Debra Gingerich, Lori Karpay, Suzanne Rhodenbaugh and Morris Kennedy will read their original poetry, with jazz accompaniment provided by the Philip Booth Trio, featuring Philip Booth on double bass, Willie Lawson on saxophone and Sam Koppelman on vibraphone.

The winner of Tampa-Hillsborough County Libraries’ 6th annual Lit Wit contest will be invited to read his/her entry. Light refreshments will be served.

This program is co-sponsored by the Friends of the Brandon Library, Inc. and Friends of the Library of Tampa-Hillsborough County, Inc. For more information about this and other FREE programs @ your library™ please call, (813) 273-3652.

Directions: 619 Vonderburg Drive, Brandon. Three blocks south of Hwy. 60, just off Parsons Avenue.

Below is a nicely descriptive piece that Sara Kennedy wrote about the 2006 edition of the event. The library's James Graves has graciously invited us to play the event several times.

No shhhh here, just music and verse

By SARA KENNEDY
Published April 28, 2006

Jazz and poetry might ordinarily thrive in noisy, crowded bars, but on Sunday it migrated to another environment - the clean, well-lighted Brandon Regional Library, filled with people cramming for final exams and browsing for a good novel.

The plaintive wail of the saxophone and the rich rhythm of poetry drifted through an audience sitting on stiff chairs, and filtered over bookcases and crept into hushed study nooks.

The sixth annual Poetry and Jazz Afternoon honored National Poetry Month, which is observed each year during April. The affair was co-sponsored by Friends of the Brandon Library and Friends of the Library of Tampa-Hillsborough County Inc.

"Want is an eclipse of the self," read poet and college student Susan Tyler, 22, of Tampa before about 50 listeners.

The Philip Booth Trio - vibraphonist, bass player and horn man - improvised behind her, playing a Miles Davis riff that was modern and musically complex.

Later, when Orlando poet Susan Lilley, 52, read a piece about her son learning to play baseball, the musicians shifted effortlessly to something less arcane - a slinky rendition of Take Me Out to the Ball Game.

"They love those fly balls almost like they fear them," she read from her book Night Windows,

"running toward them,

legs like windmills,

and running sort of away,

mitts raised to block the sun.

Their fathers scuff clay and murmur;

no one plans to lose his cool."

The free event celebrated the power of poetry and the passion of jazz, spotlighting performers in a locale where such cultural joys are rare, said Jim Graves, librarian and organizer.

"It's a real neat combination," he added.

Graves asked Booth, 44, leader of long-running Tampa jazz group Greenwich Blue, to assemble a trio especially for the event.
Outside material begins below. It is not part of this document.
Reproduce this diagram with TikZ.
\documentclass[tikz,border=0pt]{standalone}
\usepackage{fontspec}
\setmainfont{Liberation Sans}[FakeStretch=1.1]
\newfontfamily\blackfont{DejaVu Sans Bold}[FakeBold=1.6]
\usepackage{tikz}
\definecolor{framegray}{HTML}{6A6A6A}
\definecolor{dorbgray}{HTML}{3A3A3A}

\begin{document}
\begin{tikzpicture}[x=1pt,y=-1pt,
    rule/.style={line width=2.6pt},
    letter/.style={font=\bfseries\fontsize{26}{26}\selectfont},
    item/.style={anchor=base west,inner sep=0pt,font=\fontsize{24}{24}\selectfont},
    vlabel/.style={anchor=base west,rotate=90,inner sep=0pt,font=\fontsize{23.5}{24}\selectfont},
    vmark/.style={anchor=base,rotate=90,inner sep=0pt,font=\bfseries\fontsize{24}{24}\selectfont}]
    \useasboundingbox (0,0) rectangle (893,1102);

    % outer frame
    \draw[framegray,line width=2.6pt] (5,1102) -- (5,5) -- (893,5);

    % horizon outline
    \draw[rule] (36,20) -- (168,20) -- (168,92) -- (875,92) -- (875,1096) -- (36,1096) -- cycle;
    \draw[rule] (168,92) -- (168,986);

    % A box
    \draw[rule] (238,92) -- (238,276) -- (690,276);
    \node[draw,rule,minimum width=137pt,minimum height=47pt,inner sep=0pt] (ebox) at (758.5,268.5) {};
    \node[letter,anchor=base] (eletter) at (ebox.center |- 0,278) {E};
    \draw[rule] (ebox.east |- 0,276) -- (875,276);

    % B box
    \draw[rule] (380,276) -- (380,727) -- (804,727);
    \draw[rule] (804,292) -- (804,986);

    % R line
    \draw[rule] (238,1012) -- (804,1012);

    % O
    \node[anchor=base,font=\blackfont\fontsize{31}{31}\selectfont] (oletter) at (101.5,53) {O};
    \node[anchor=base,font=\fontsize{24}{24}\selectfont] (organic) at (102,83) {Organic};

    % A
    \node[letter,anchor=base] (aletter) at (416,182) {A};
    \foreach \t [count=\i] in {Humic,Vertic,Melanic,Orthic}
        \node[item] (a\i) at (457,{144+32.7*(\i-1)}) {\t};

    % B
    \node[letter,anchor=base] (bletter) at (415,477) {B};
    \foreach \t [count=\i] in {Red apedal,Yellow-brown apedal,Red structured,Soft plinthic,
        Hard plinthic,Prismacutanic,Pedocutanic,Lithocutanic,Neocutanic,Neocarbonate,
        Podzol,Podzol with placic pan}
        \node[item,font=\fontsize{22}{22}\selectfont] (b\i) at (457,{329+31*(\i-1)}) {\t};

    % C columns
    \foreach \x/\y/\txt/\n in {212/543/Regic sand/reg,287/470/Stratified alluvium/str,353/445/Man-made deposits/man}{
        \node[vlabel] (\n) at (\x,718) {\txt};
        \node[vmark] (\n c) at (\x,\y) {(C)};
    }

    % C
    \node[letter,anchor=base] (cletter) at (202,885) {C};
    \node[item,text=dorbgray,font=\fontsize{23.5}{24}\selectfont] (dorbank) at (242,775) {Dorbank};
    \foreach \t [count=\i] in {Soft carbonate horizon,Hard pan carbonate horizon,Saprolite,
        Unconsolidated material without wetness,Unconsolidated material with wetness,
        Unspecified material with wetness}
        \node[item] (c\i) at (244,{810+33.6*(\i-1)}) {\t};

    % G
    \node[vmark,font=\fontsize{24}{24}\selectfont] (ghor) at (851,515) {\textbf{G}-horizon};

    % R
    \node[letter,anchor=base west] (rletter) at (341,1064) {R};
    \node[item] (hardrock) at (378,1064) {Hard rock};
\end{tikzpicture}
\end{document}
Booth called upon veteran vibraphonist Sam Koppelman, 54, of St. Petersburg, who has worked with R&B greats Ashford and Simpson, and Willie Lawson, 45, of Tampa, accomplished on saxophone, flute and clarinet, and a regular with a performance group called the Irritable Tribe of Poets.

The crowd spilled out of the seating area and clogged the refreshment table, where coffee and cookies awaited. The scent of hot coffee mixed with the heavy perfume of fresh gardenias brought from someone's home garden to pass around. The mood of the audience veered from sadness and introspection to laughter and applause, as the performers plumbed the vagaries of the human condition.
Mary Elizabeth Perez, 80, a Tampa native, read a heart-rending poem about the loss of a lifelong love. Special guest Lucy Fuchs, 71, of Brandon, the 2006 "Lit Wit" poetry contest winner, read her original poem entitled The Diet Mavens, a take-off on Edgar Allan Poe's classic The Raven.

Phyllis McEwen, 56, of Tampa had listeners guffawing over the difficulties of sex after 50, with her poem's refrain: "My leg won't stretch that far."

Two women left in the middle, but the majority of the audience stayed until the end and found the afternoon uplifting.

"I came because it's a wonderful opportunity to see people live," said substitute teacher Linda Ludwig of Brandon, "and poetry and music together just fills the senses."